Rick's Space: Figuring out your monthly budget, factoring in ossobuco and wine

Fixed Costs

I’m wearing a fleece-lined hoodie. Karen, 10 yards away, facing her computer, has on a sweatshirt, scarf, and oversized woolen socks. (Ok, they are Big Bird socks.) In the spirit of full disclosure, I have my Lone Ranger blankie around my shoulders as well.

Hey, I have no problem trying to keep the oil bill down; it’s the country. It’s cold and damp out here.

The cable TV bill, which includes internet, is $187. When I tell people from other parts of the country — the real world — they are astounded. What I don’t tell them is, I cut way down. I don’t even have MLB or the Football Channel. I don’t have HBO — the last time I saw “Game of Thrones,” Jon Snow’s father had a head.

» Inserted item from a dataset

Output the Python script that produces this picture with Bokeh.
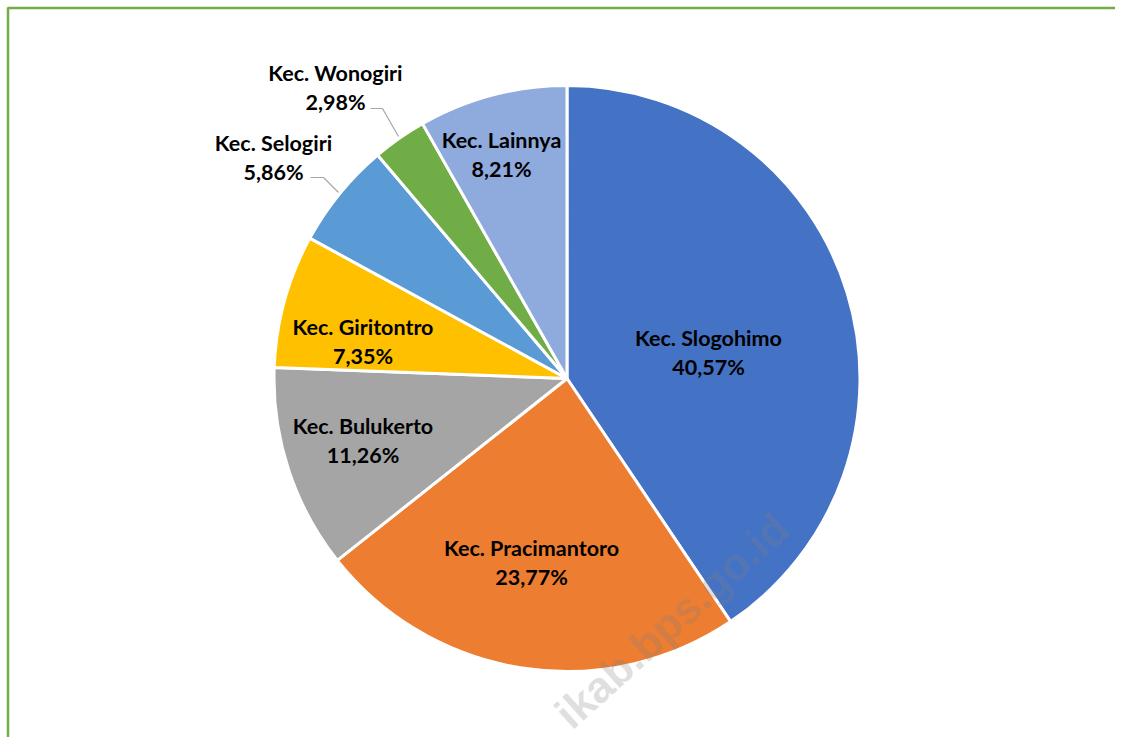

My electric bill is $327 per month, balanced billing. For two people. Why so much? The washer, dryer, hot water, oil burner, stove, dishwasher, refrigerator, etc. are all electric. They say you can save money by unplugging things you’re not using, but let’s get real here. In my den alone, the computer, printer, speakers, fax, cable box, modem, VCR, stereo, turntable, and clock, all glow in the dark. I also have the nightlight from the Burger King “Lord of the Rings” trilogy, but that’s necessary to ward off Orcs.

We seem to forget how much these things cost when we are working, because at least we have a check coming in. If you think Social Security will be enough during your Golden Years (colostomy bags), you better think again.

In the next room, the coffee machine (with clock), stove (with clock), toaster oven (with clock), microwave (with clock), blender, TV (with clock), cable box (with clock), and refrigerator are all plugged in. (When my idiot nieces visit, one always asks, “What time is it?” Can anyone be that freakin’ stupid?)

These folks, are your fixed costs. When calculating how much money you will need to live on after you retire, it is necessary to correctly assess your monthly “nut.”

Go ahead, make a monthly budget. I’ll wait, since I’m at work getting paid. Now let’s compare. I’m gonna guess you got the heat, utilities, etc. Let’s assume the house is paid for; if not, add mortgage payment or rent. But even if you own your house, you have to pay property taxes, and if you are used to making mortgage payments, you may have forgotten the taxes are rolled into the mortgage payments.

And then there is yard maintenance, repairs, water, and garbage pickup. When the town dump was open, I’d drive over every Saturday morning and deposit my junk there. Then the town made everyone, even locals, buy a dump sticker. Then the town changed the name of the place to a recycling center. Then they made us break it down into recyclables, cardboard and the like. Frankly, they started asking too many questions. “What ELSE did you throw away in the bathroom wastepaper basket? Soon, there was a dress code. Pretty soon you’ll have to bribe the maître d’ to get a good reservation on the line.

I decided to get home pickup at that point. It’s another 50 bucks a month plus a gas surcharge, but I could stuff Faye Dunaway into the big green container and no one would be the wiser.

What’s amazing is all of your fixed costs remain in place when you retire. In fact, they are still there when you die in most cases. They are death taxes. If you stop paying your taxes after you are dead, the Man will swoop in and take the place, leaving nothing for your loved ones to fight over. That means that little niece of mine will have to buy a wristwatch.

You need a car, and you need to eat. If there is one segment of my budget that I screw up, it is dining. I’ll look at the numbers and say, “Hmm, $127 for food this month, no problem.” Ya think? Maybe if you enjoy a nice hot platter of sautéed water and puree of salt you can make ends meet. Remember in college how we’d buy a jar of peanut butter and make it last a week. It’s not like our parents didn’t send us money, but we spent it on beer.

Nowadays, by the time I’m done with wine and the ossobuco, I’m down for $40 and that’s just brunch. We are not savages, folks.

The point is, you won’t be eating much ossobuco when you get old. The cardboard will come in handy, believe me.